Bitcoin does not stop trading on weekends. However, the way price moves often changes once Saturday and Sunday arrive. For newer Bitcoin watchers, that can feel confusing at first. Price may look quiet for hours, then suddenly dip without much warning.
Good to Know
- Bitcoin trades 24 hours a day, including weekends, unlike stocks.
- Weekend trading usually has lower liquidity, which means fewer buy and sell orders in the market.
- Smaller trades can push price around more easily when liquidity is thin.
Why Bitcoin Often Acts Differently on Weekends
A useful way to look at weekend Bitcoin trading is to focus less on the exact price and more on how price behaves. Over time, weekend action often stays near neutral levels. In plain English, that means weekends usually do not start major trends on their own.
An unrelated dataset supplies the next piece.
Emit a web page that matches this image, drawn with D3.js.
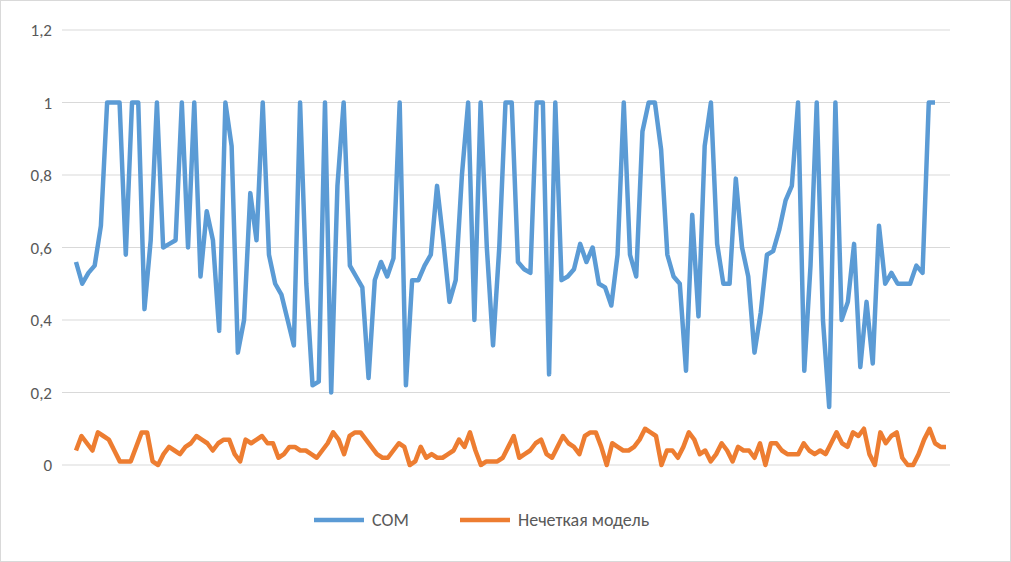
<!DOCTYPE html>
<html><head><meta charset="utf-8">
<script src="https://cdn.jsdelivr.net/npm/d3@7"></script>
<style>body{margin:0;background:#fff}</style>
</head><body>
<script>
// СОМ series
const som = [0.56,0.50,0.53,0.55,0.66,1,1,1,0.58,1,1,0.43,0.62,1,0.6,0.61,0.62,1,0.6,1,0.52,0.70,0.62,0.37,1,0.88,0.31,0.40,0.75,0.62,1,0.58,0.50,0.47,0.40,0.33,1,0.50,0.22,0.23,1,0.20,0.77,1,0.55,0.52,0.49,0.24,0.51,0.56,0.52,0.57,1,0.22,0.51,0.51,0.55,0.58,0.77,0.62,0.45,0.51,0.8,1,0.40,1,0.6,0.33,0.6,1,1,0.56,0.54,0.53,1,1,0.25,1,0.51,0.52,0.54,0.61,0.56,0.60,0.50,0.49,0.44,0.58,1,0.58,0.52,0.92,1,1,0.87,0.58,0.52,0.5,0.26,0.69,0.41,0.88,1,0.61,0.50,0.50,0.79,0.60,0.52,0.31,0.42,0.58,0.59,0.65,0.73,0.77,1,0.26,0.55,1,0.40,0.16,1,0.40,0.45,0.61,0.27,0.45,0.28,0.66,0.50,0.53,0.50,0.50,0.50,0.55,0.53,1,1]
// Нечеткая модель series
const fuzzy = [0.04,0.08,0.06,0.04,0.09,0.08,0.07,0.04,0.01,0.01,0.01,0.05,0.09,0.09,0.01,0,0.03,0.05,0.04,0.03,0.05,0.06,0.08,0.07,0.06,0.04,0.06,0.07,0.07,0.03,0.01,0.07,0.06,0.07,0.08,0.06,0.06,0.02,0.03,0.05,0.05,0.04,0.04,0.03,0.02,0.04,0.06,0.09,0.07,0.03,0.08,0.09,0.09,0.07,0.05,0.03,0.02,0.02,0.04,0.06,0.05,0,0.01,0.05,0.02,0.03,0.02,0.02,0.03,0.04,0.07,0.05,0.09,0.04,0,0.01,0.01,0.01,0.02,0.05,0.08,0.02,0.03,0.04,0.06,0.07,0.03,0.02,0.05,0.08,0.06,0.05,0.03,0.08,0.09,0.09,0.05,0,0.06,0.05,0.04,0.04,0.05,0.07,0.10,0.09,0.08,0,0.04,0.04,0.02,0.05,0.09,0.07,0.03,0.04,0.01,0.03,0.06,0.04,0.01,0.05,0.04,0.04,0.02,0.06,0,0.06,0.06,0.04,0.03,0.03,0.03,0.06,0.04,0.03,0.04,0.03,0.06,0.09,0.06,0.05,0.09,0.08,0.10,0.03,0,0.09,0.06,0.08,0.09,0.02,0,0,0.03,0.07,0.10,0.06,0.05,0.05]
const yTicks = [0,0.2,0.4,0.6,0.8,1,1.2]
const seriesNames = ['СОМ','Нечеткая модель']
const colors = ['#5b9bd5','#ed7d31']

const W = 1011, H = 562
const svg = d3.select('body').append('svg').attr('width', W).attr('height', H)
  .style('font-family', 'Calibri, Carlito, "Liberation Sans", Arial, sans-serif')
svg.append('rect').attr('x', 0.5).attr('y', 0.5).attr('width', W - 1).attr('height', H - 1)
  .attr('fill', '#fff').attr('stroke', '#d9d9d9')

const y = d3.scaleLinear().domain([0, 1.2]).range([465, 30])
const xs = d3.scaleLinear().domain([0, som.length - 1]).range([76, 935])
const xf = d3.scaleLinear().domain([0, fuzzy.length - 1]).range([76, 946])

yTicks.forEach(t => {
  svg.append('line').attr('x1', 62).attr('x2', 950).attr('y1', y(t)).attr('y2', y(t))
    .attr('stroke', '#d9d9d9').attr('stroke-width', 1)
  svg.append('text').attr('x', 52).attr('y', y(t) + 6).attr('text-anchor', 'end')
    .attr('font-size', '17px').attr('fill', '#595959')
    .text(String(t).replace('.', ','))
})

const line = xsc => d3.line().x((d, i) => xsc(i)).y(d => y(d))
svg.append('path').datum(fuzzy).attr('d', line(xf)).attr('fill', 'none')
  .attr('stroke', colors[1]).attr('stroke-width', 4.5).attr('stroke-linejoin', 'round')
svg.append('path').datum(som).attr('d', line(xs)).attr('fill', 'none')
  .attr('stroke', colors[0]).attr('stroke-width', 4.5).attr('stroke-linejoin', 'round')

// Legend
const lx = [314, 460]
seriesNames.forEach((n, i) => {
  svg.append('line').attr('x1', lx[i]).attr('x2', lx[i] + 50).attr('y1', 520).attr('y2', 520)
    .attr('stroke', colors[i]).attr('stroke-width', 4.5)
  svg.append('text').attr('x', lx[i] + 58).attr('y', 526).attr('font-size', '18px')
    .attr('fill', '#595959').text(n)
})
</script>
</body></html>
Still, there is an interesting twist. When Bitcoin does make a stronger weekend move, it often leans lower rather than higher. So while volatility is often muted, downside swings tend to stand out more than upside jumps.
One big reason is market structure. During the week, larger players are more active. Institutional traders, professional desks, and spot demand linked to products like ETFs are part of the mix. On weekends, much of that activity cools off or pauses. As a result, the market relies more on derivatives trading and short-term positioning.
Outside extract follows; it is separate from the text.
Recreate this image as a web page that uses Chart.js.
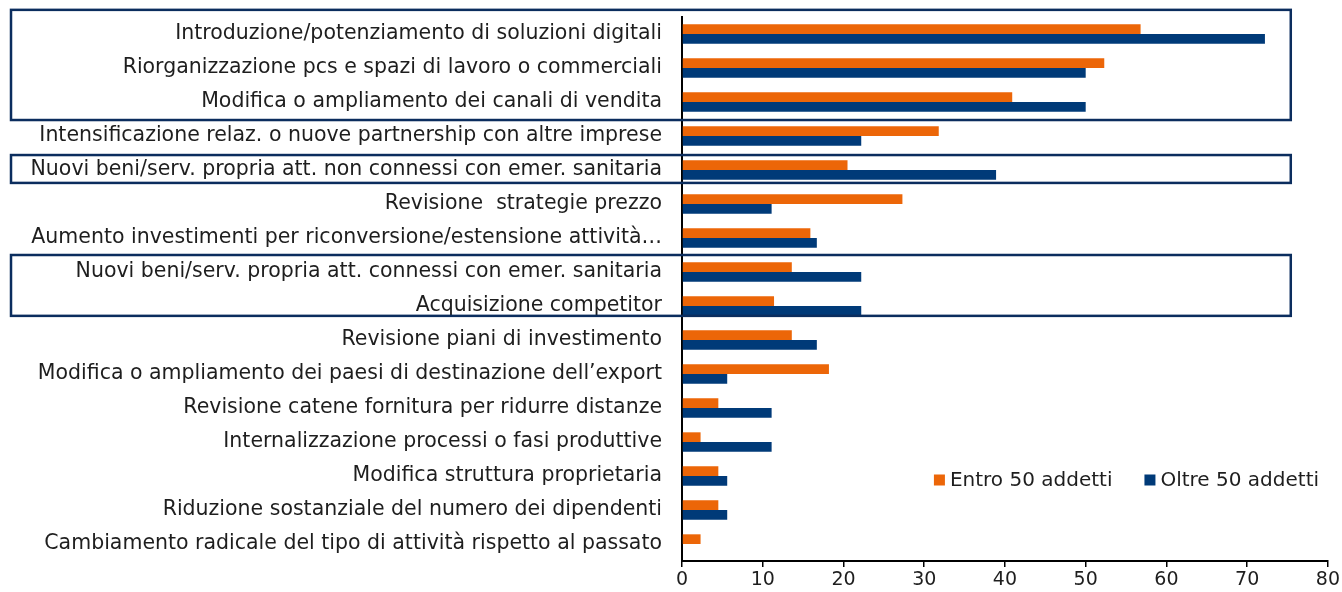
<!DOCTYPE html>
<html>
<head>
<meta charset="utf-8">
<script src="https://cdn.jsdelivr.net/npm/chart.js@4.4.0/dist/chart.umd.min.js"></script>
<style>
  html, body { margin: 0; padding: 0; background: #ffffff; }
  #wrap { width: 1342px; height: 592px; position: relative; }
</style>
</head>
<body>
<div id="wrap"><canvas id="c" width="1342" height="592"></canvas></div>
<script>
const categories = [
  "Introduzione/potenziamento di soluzioni digitali",
  "Riorganizzazione pcs e spazi di lavoro o commerciali",
  "Modifica o ampliamento dei canali di vendita",
  "Intensificazione relaz. o nuove partnership con altre imprese",
  "Nuovi beni/serv. propria att. non connessi con emer. sanitaria",
  "Revisione  strategie prezzo",
  "Aumento investimenti per riconversione/estensione attività…",
  "Nuovi beni/serv. propria att. connessi con emer. sanitaria",
  "Acquisizione competitor",
  "Revisione piani di investimento",
  "Modifica o ampliamento dei paesi di destinazione dell’export",
  "Revisione catene fornitura per ridurre distanze",
  "Internalizzazione processi o fasi produttive",
  "Modifica struttura proprietaria",
  "Riduzione sostanziale del numero dei dipendenti",
  "Cambiamento radicale del tipo di attività rispetto al passato"
];
const seriesNames = ["Entro 50 addetti", "Oltre 50 addetti"];
const entro50 = [56.8, 52.3, 40.9, 31.8, 20.5, 27.3, 15.9, 13.6, 11.4, 13.6, 18.2, 4.5, 2.3, 4.5, 4.5, 2.3];
const oltre50 = [72.2, 50.0, 50.0, 22.2, 38.9, 11.1, 16.7, 22.2, 22.2, 16.7, 5.6, 11.1, 11.1, 5.6, 5.6, 0];
const xTickValues = [0, 10, 20, 30, 40, 50, 60, 70, 80];
// highlighted groups of categories (first index, last index)
const boxGroups = [[0, 2], [4, 4], [7, 8]];

const FONT = "'DejaVu Sans', sans-serif";
const TEXT = "#1e1e1e";
const ORANGE = "#EC6608";
const BLUE = "#003A78";
const NAVY = "#0B2D5E";

const boxPlugin = {
  id: 'boxes',
  afterDraw(chart) {
    const ctx = chart.ctx;
    const y = chart.scales.y, x = chart.scales.x;
    const pads = [[-0.71, 0.53], [-0.44, 0.38], [-0.5, 0.29]];
    ctx.save();
    ctx.strokeStyle = NAVY;
    ctx.lineWidth = 2.5;
    boxGroups.forEach((g, i) => {
      const top = y.getPixelForValue(g[0] + pads[i][0]);
      const bot = y.getPixelForValue(g[1] + pads[i][1]);
      const left = 11;
      const right = x.getPixelForValue(75.4);
      ctx.strokeRect(left, top, right - left, bot - top);
    });
    ctx.restore();
  }
};

const legendPlugin = {
  id: 'customLegend',
  afterDraw(chart) {
    const ctx = chart.ctx;
    const y = chart.scales.y, x = chart.scales.x;
    ctx.save();
    ctx.font = "20px " + FONT;
    ctx.textBaseline = 'middle';
    const cy = y.getPixelForValue(13) + 4;
    const box = 11, gap = 5, between = 32;
    const items = chart.data.datasets.map(d => ({ label: d.label, color: d.backgroundColor, w: ctx.measureText(d.label).width }));
    let total = 0;
    items.forEach((it, i) => { total += box + gap + it.w + (i < items.length - 1 ? between : 0); });
    let cx = x.getPixelForValue(78.9) - total;
    items.forEach(it => {
      ctx.fillStyle = it.color;
      ctx.fillRect(cx, cy - box / 2, box, box);
      cx += box + gap;
      ctx.fillStyle = TEXT;
      ctx.textAlign = 'left';
      ctx.fillText(it.label, cx, cy + 1);
      cx += it.w + between;
    });
    ctx.restore();
  }
};

new Chart(document.getElementById('c'), {
  type: 'bar',
  data: {
    labels: categories,
    datasets: [
      { label: seriesNames[0], data: entro50, backgroundColor: ORANGE, borderWidth: 0, barPercentage: 1.0, categoryPercentage: 0.57 },
      { label: seriesNames[1], data: oltre50, backgroundColor: BLUE, borderWidth: 0, barPercentage: 1.0, categoryPercentage: 0.57 }
    ]
  },
  options: {
    indexAxis: 'y',
    responsive: false,
    animation: false,
    devicePixelRatio: 1,
    layout: { padding: { top: 17, right: 14, left: 0, bottom: 0 } },
    plugins: { legend: { display: false }, tooltip: { enabled: false } },
    scales: {
      x: {
        min: 0, max: 80,
        afterBuildTicks(scale) { scale.ticks = xTickValues.map(v => ({ value: v })); },
        afterFit(scale) { scale.height = 31; },
        grid: { display: true, drawOnChartArea: false, drawTicks: true, tickLength: 6, color: '#000', lineWidth: 1.5 },
        border: { display: true, color: '#000', width: 2 },
        ticks: { color: TEXT, font: { family: FONT, size: 19 }, padding: 2, maxRotation: 0 }
      },
      y: {
        afterFit(scale) { scale.width = 682; scale.paddingTop = 0; scale.paddingBottom = 0; },
        grid: { display: false, drawTicks: false },
        border: { display: true, color: '#000', width: 2 },
        ticks: { color: TEXT, font: { family: FONT, size: 20.5 }, padding: 20, autoSkip: false }
      }
    }
  },
  plugins: [boxPlugin, legendPlugin]
});
</script>
</body>
</html>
That matters because liquidity gets thinner. Liquidity is the amount of buying and selling interest sitting in the order book. When there is less of it, even a modest sell order can push price down faster than you might expect.
Thin Markets Can Exaggerate Small Moves
Once order books get thinner, price becomes more sensitive. A small wave of selling can trigger stop losses, which are automatic sell orders placed to limit losses. That can then lead to liquidations, where leveraged positions are forced closed. In crypto, that chain reaction can make a weekend drop look larger than the original selling would suggest.
At the same time, weekends are often more about position adjustments than fresh money entering the market. Traders may trim risk, lock in profits, or rebalance what they already hold. That kind of activity does not usually create a strong fresh trend, but it can add a soft downward bias.
For us, the key point is simple: weekend Bitcoin price action often reflects a temporary imbalance, not a major new direction. In many cases, the more reliable clues come later, once weekday liquidity returns and more participants step back in. So if you see Bitcoin wobble on a weekend, it does not automatically mean a larger trend has changed.